┌─ DATASET SECTION

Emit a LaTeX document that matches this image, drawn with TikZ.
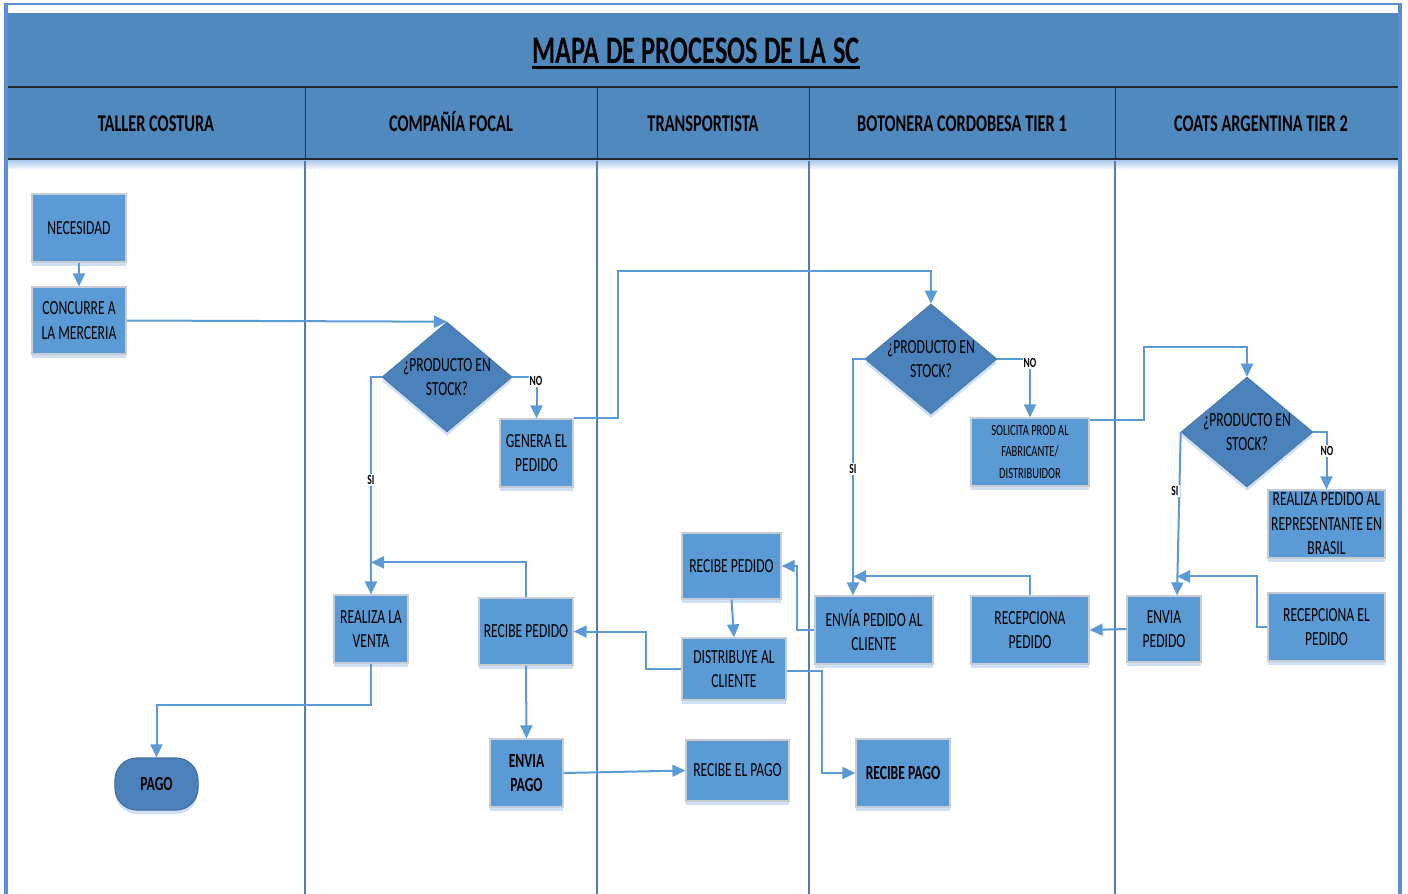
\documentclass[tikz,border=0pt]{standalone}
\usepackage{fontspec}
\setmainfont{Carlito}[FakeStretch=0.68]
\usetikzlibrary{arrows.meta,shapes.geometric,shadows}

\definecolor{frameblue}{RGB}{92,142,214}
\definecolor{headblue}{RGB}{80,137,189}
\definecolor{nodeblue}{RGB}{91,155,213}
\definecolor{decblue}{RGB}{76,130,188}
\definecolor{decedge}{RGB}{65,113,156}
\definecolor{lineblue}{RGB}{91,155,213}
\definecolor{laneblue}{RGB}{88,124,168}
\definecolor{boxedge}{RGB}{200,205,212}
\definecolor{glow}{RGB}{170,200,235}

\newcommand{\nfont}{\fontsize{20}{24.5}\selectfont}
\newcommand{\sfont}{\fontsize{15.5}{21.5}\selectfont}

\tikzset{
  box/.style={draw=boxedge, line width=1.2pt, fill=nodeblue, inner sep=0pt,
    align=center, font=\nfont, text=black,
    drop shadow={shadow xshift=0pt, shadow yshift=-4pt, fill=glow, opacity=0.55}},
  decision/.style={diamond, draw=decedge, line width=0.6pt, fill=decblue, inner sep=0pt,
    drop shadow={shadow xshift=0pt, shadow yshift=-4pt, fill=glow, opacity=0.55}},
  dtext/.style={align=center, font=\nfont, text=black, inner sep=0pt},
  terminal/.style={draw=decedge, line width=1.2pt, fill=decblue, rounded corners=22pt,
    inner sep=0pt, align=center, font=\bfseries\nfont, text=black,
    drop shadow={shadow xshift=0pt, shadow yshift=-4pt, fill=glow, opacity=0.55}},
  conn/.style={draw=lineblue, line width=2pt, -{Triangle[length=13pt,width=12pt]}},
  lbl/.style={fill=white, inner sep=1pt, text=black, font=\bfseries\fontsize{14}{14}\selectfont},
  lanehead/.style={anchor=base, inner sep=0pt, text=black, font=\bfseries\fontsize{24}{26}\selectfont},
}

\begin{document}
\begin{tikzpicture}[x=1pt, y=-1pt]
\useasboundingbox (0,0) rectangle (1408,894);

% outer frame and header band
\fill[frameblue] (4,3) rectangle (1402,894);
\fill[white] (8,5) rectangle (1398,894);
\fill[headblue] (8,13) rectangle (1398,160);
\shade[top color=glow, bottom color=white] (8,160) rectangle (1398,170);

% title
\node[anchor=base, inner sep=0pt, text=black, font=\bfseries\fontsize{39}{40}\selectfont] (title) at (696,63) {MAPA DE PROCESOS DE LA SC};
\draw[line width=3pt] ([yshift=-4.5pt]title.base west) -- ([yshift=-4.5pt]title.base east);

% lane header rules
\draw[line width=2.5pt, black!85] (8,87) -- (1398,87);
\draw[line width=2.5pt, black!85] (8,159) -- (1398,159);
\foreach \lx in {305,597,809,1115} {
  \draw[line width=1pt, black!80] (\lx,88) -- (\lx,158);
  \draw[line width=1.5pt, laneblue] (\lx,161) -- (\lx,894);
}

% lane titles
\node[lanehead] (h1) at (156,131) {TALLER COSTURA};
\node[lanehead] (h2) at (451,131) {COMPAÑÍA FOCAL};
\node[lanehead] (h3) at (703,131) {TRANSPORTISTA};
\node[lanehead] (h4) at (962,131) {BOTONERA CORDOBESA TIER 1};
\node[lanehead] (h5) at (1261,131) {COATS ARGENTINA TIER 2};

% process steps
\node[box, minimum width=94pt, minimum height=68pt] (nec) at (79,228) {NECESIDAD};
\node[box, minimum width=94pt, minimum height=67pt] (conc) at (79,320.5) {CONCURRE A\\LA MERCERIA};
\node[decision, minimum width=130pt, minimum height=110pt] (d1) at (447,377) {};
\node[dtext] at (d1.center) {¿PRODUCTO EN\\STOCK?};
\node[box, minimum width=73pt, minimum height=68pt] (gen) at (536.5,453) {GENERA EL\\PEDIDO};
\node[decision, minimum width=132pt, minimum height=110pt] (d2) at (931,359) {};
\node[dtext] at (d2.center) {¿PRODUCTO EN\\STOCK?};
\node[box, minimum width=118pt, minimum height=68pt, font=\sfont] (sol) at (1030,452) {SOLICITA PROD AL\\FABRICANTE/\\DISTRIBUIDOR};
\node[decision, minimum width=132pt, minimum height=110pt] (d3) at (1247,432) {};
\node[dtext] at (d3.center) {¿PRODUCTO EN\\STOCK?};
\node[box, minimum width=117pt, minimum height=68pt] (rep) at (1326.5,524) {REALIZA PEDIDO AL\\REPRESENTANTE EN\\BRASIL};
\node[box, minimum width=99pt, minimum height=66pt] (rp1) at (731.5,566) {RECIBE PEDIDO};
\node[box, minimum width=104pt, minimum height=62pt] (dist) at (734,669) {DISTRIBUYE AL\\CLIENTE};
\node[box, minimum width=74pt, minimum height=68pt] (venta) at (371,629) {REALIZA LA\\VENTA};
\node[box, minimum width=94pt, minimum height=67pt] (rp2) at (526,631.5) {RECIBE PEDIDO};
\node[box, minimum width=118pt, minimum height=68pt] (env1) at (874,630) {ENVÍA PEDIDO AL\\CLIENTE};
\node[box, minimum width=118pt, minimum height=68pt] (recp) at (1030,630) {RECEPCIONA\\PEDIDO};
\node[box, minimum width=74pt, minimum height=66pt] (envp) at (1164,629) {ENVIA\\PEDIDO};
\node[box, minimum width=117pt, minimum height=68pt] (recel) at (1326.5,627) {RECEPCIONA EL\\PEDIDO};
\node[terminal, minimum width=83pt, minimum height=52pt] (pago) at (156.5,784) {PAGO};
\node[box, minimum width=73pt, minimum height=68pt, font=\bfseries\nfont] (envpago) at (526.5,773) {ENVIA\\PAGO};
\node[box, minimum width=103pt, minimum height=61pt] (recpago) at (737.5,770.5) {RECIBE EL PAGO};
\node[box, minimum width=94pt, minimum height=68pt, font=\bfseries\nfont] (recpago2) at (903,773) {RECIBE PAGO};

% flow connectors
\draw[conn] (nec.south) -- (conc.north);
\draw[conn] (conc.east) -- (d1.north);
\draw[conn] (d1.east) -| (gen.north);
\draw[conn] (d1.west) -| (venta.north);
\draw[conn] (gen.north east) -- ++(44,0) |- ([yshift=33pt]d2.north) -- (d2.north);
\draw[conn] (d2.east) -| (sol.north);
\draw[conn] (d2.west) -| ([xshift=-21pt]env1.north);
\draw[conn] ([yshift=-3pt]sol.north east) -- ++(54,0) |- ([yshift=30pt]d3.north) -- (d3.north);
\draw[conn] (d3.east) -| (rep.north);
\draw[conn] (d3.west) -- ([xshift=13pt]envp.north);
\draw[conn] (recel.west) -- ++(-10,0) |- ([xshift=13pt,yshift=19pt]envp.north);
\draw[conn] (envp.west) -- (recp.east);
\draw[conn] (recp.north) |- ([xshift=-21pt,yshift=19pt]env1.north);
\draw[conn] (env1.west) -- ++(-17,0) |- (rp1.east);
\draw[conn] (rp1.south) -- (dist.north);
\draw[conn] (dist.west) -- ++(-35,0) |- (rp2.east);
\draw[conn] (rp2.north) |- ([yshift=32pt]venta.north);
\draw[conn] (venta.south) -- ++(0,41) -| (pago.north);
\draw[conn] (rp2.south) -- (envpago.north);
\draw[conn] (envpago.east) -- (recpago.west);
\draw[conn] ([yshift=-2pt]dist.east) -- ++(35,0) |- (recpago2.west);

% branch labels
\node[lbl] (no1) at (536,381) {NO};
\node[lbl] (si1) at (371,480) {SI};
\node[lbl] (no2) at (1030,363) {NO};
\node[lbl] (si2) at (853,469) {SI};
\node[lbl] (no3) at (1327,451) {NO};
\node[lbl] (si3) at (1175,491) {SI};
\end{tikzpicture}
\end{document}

└─

Restate exactly, please, only the lines between the start of the data and the line containing "(8,160) rectangle (1398,170);", both ends included, skipping the pictures.

SOLUTION FOR THIS PROBLEM:
Emit a LaTeX document that matches this image, drawn with TikZ.
\documentclass[tikz,border=0pt]{standalone}
\usepackage{fontspec}
\setmainfont{Carlito}[FakeStretch=0.68]
\usetikzlibrary{arrows.meta,shapes.geometric,shadows}

\definecolor{frameblue}{RGB}{92,142,214}
\definecolor{headblue}{RGB}{80,137,189}
\definecolor{nodeblue}{RGB}{91,155,213}
\definecolor{decblue}{RGB}{76,130,188}
\definecolor{decedge}{RGB}{65,113,156}
\definecolor{lineblue}{RGB}{91,155,213}
\definecolor{laneblue}{RGB}{88,124,168}
\definecolor{boxedge}{RGB}{200,205,212}
\definecolor{glow}{RGB}{170,200,235}

\newcommand{\nfont}{\fontsize{20}{24.5}\selectfont}
\newcommand{\sfont}{\fontsize{15.5}{21.5}\selectfont}

\tikzset{
  box/.style={draw=boxedge, line width=1.2pt, fill=nodeblue, inner sep=0pt,
    align=center, font=\nfont, text=black,
    drop shadow={shadow xshift=0pt, shadow yshift=-4pt, fill=glow, opacity=0.55}},
  decision/.style={diamond, draw=decedge, line width=0.6pt, fill=decblue, inner sep=0pt,
    drop shadow={shadow xshift=0pt, shadow yshift=-4pt, fill=glow, opacity=0.55}},
  dtext/.style={align=center, font=\nfont, text=black, inner sep=0pt},
  terminal/.style={draw=decedge, line width=1.2pt, fill=decblue, rounded corners=22pt,
    inner sep=0pt, align=center, font=\bfseries\nfont, text=black,
    drop shadow={shadow xshift=0pt, shadow yshift=-4pt, fill=glow, opacity=0.55}},
  conn/.style={draw=lineblue, line width=2pt, -{Triangle[length=13pt,width=12pt]}},
  lbl/.style={fill=white, inner sep=1pt, text=black, font=\bfseries\fontsize{14}{14}\selectfont},
  lanehead/.style={anchor=base, inner sep=0pt, text=black, font=\bfseries\fontsize{24}{26}\selectfont},
}

\begin{document}
\begin{tikzpicture}[x=1pt, y=-1pt]
\useasboundingbox (0,0) rectangle (1408,894);

% outer frame and header band
\fill[frameblue] (4,3) rectangle (1402,894);
\fill[white] (8,5) rectangle (1398,894);
\fill[headblue] (8,13) rectangle (1398,160);
\shade[top color=glow, bottom color=white] (8,160) rectangle (1398,170);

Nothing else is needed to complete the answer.